| EXERCISE OBJECTIVE |
Copy exactly the lines from the line containing "Write a web" to the line containing "const labelF0 = 139.5;", both lines included, and omit any pictures.

------------------------------------------------

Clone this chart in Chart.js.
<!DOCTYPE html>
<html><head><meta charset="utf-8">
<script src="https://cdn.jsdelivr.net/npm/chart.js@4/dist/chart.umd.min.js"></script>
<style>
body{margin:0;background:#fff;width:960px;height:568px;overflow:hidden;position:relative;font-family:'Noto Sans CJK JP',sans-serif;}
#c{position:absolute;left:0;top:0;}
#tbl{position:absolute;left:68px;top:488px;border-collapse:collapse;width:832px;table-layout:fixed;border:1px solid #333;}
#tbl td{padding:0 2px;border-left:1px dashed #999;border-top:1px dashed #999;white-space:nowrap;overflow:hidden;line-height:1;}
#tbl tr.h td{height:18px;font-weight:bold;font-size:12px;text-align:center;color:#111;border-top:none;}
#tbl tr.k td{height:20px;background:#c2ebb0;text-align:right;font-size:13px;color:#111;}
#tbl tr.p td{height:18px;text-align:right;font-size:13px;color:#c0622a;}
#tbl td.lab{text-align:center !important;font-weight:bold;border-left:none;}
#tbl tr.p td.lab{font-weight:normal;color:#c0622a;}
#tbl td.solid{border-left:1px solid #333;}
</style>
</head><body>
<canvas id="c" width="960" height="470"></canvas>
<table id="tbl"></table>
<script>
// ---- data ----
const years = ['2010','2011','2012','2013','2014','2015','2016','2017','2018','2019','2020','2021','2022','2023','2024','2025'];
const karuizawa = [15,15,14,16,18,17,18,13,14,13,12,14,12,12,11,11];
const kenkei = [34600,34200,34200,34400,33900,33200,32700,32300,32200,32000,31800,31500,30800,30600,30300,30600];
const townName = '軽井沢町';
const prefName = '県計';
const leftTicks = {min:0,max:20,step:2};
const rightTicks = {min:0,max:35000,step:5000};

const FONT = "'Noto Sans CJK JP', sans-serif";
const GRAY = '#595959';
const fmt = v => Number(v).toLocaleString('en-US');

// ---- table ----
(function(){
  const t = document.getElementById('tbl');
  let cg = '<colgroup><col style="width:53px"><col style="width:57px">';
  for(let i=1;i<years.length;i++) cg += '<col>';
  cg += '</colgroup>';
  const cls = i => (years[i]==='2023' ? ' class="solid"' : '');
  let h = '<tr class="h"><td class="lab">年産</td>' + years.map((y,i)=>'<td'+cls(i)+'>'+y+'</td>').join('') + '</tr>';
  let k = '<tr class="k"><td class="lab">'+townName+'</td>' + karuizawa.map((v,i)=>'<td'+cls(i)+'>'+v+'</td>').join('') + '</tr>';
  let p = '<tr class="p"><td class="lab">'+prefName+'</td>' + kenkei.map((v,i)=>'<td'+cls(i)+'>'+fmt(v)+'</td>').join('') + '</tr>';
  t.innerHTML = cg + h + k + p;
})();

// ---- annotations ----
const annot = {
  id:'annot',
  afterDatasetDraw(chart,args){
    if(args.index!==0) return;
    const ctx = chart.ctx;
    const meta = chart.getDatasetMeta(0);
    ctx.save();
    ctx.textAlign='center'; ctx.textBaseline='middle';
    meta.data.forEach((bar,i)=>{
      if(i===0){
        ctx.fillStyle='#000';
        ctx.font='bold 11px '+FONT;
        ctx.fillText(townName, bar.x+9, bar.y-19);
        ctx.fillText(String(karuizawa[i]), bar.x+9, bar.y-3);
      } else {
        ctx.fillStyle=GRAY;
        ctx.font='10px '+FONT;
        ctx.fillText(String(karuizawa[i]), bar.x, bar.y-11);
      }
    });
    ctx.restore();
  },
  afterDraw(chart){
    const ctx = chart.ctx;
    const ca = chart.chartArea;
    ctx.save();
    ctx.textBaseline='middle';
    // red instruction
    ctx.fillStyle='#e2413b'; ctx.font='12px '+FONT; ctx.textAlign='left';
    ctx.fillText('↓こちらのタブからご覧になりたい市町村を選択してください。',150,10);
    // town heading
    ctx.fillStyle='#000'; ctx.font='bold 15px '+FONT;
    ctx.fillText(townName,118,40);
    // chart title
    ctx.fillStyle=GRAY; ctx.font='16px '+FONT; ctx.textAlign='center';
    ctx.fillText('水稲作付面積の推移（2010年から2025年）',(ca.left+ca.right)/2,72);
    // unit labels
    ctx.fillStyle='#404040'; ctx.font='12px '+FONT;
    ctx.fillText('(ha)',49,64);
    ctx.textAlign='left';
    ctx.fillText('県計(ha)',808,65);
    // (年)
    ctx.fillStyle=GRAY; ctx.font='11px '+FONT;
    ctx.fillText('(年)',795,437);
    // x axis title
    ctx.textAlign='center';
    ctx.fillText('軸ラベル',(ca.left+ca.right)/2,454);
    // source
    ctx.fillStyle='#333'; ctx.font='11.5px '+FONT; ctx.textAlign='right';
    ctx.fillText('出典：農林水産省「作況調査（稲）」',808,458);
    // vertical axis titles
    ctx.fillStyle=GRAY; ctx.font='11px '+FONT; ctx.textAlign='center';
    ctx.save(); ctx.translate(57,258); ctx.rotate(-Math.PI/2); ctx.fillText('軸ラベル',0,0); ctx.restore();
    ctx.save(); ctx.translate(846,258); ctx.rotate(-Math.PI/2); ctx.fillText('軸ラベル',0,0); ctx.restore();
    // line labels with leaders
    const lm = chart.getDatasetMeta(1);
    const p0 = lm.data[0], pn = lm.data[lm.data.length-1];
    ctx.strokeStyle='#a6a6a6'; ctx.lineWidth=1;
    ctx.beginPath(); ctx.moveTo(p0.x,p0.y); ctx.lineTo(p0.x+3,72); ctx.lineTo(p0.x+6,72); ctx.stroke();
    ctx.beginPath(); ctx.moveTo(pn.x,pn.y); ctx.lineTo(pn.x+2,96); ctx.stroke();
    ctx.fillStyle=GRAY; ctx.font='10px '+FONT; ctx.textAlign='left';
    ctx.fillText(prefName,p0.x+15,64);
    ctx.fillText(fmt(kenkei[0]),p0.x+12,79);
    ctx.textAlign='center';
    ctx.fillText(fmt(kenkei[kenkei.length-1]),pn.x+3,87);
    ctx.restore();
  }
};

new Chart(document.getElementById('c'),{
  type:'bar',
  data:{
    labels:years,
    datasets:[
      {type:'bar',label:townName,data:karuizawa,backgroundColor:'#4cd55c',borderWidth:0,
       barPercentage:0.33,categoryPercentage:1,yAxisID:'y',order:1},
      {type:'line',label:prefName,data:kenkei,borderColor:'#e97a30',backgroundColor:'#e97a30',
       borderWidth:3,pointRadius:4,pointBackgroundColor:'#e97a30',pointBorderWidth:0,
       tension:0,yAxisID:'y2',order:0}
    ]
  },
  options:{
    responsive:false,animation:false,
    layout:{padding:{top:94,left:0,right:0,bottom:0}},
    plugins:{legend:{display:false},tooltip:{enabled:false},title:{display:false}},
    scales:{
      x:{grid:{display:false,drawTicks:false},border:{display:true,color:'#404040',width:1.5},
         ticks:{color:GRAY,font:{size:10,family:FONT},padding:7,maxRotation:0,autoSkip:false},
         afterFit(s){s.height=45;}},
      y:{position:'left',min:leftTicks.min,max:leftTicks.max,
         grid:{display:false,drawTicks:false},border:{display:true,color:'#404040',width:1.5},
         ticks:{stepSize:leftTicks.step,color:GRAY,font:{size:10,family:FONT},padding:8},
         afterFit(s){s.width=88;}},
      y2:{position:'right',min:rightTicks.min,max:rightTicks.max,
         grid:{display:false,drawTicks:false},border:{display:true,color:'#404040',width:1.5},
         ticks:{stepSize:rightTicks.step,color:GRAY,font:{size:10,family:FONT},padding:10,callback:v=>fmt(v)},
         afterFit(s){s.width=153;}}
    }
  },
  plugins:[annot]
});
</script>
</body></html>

------------------------------------------------

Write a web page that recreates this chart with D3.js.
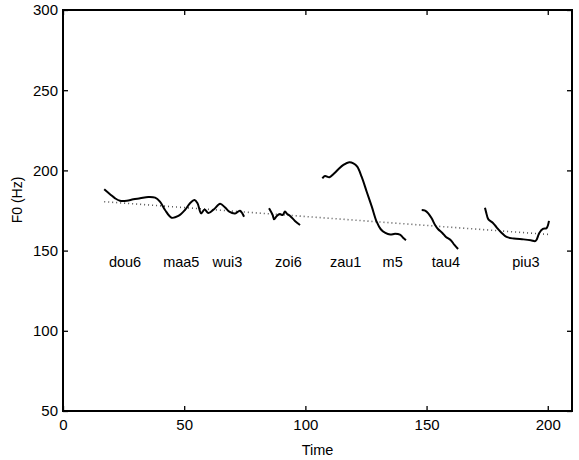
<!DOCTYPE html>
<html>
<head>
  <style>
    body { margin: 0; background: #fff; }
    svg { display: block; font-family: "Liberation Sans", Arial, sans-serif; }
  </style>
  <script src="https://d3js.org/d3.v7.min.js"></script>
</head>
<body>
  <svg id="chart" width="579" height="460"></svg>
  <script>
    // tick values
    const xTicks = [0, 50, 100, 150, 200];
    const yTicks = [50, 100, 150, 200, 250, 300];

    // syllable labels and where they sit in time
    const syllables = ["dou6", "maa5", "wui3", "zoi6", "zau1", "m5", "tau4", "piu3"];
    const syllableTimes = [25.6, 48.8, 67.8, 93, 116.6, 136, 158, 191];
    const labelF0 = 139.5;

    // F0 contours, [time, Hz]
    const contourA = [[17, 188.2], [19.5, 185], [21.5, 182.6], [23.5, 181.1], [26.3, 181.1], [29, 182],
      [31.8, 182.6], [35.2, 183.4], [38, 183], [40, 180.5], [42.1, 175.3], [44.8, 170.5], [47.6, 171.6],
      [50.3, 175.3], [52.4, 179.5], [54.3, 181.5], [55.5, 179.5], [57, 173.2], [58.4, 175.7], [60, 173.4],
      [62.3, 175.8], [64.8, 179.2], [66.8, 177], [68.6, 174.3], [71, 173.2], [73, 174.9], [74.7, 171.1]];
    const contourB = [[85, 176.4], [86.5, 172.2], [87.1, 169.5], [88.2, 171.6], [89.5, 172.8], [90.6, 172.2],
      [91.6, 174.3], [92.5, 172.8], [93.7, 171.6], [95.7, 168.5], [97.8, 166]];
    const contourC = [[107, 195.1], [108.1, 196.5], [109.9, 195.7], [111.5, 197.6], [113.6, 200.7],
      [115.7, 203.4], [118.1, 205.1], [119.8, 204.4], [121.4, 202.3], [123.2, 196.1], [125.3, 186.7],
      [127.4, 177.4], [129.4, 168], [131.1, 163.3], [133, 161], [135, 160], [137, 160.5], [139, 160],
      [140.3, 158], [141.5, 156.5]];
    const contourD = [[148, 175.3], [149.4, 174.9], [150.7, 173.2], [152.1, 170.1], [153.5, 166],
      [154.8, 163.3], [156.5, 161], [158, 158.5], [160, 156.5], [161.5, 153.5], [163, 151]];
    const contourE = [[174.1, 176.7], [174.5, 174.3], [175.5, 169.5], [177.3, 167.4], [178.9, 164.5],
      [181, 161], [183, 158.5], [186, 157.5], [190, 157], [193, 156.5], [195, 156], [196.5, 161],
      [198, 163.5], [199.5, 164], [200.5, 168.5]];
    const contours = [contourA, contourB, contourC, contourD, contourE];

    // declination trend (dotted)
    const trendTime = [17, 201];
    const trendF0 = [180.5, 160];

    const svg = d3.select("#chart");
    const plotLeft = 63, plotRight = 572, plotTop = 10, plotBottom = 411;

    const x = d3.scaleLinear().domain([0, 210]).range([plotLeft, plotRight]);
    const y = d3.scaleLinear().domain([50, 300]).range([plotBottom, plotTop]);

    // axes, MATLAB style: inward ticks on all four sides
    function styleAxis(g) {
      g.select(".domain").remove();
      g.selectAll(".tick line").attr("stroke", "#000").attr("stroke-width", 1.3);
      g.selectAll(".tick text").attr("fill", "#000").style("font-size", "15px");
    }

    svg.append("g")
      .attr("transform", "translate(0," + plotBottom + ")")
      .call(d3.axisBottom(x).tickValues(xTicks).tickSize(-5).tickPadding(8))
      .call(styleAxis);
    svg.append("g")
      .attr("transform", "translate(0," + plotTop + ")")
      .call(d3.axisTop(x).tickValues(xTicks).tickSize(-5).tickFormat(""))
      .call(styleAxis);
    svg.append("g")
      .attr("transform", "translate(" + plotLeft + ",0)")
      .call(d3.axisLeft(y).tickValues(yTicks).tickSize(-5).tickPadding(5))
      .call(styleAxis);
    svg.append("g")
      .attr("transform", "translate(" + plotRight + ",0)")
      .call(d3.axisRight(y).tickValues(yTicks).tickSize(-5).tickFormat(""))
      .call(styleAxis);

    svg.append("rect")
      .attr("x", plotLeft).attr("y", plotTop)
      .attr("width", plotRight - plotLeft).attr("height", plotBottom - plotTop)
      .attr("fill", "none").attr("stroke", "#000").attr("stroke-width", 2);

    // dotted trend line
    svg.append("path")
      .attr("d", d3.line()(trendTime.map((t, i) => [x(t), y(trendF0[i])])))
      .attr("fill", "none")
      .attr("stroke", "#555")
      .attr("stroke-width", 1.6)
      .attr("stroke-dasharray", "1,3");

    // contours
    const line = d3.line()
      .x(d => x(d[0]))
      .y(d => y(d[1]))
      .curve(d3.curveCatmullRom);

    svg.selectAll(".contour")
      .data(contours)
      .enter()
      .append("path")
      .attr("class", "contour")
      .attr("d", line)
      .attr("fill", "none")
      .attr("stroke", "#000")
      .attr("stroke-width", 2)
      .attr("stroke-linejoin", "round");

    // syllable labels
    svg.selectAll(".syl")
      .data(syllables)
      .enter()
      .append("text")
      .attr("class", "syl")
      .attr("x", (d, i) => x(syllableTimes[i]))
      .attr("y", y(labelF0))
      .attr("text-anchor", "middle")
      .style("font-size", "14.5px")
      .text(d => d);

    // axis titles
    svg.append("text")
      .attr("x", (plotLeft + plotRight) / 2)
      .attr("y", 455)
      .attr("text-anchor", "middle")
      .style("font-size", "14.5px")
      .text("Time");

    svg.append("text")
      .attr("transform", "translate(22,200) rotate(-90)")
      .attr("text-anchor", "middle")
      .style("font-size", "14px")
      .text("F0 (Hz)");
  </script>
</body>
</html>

------------------------------------------------

| RESPONSE |
Write a web page that recreates this chart with D3.js.
<!DOCTYPE html>
<html>
<head>
  <style>
    body { margin: 0; background: #fff; }
    svg { display: block; font-family: "Liberation Sans", Arial, sans-serif; }
  </style>
  <script src="https://d3js.org/d3.v7.min.js"></script>
</head>
<body>
  <svg id="chart" width="579" height="460"></svg>
  <script>
    // tick values
    const xTicks = [0, 50, 100, 150, 200];
    const yTicks = [50, 100, 150, 200, 250, 300];

    // syllable labels and where they sit in time
    const syllables = ["dou6", "maa5", "wui3", "zoi6", "zau1", "m5", "tau4", "piu3"];
    const syllableTimes = [25.6, 48.8, 67.8, 93, 116.6, 136, 158, 191];
    const labelF0 = 139.5;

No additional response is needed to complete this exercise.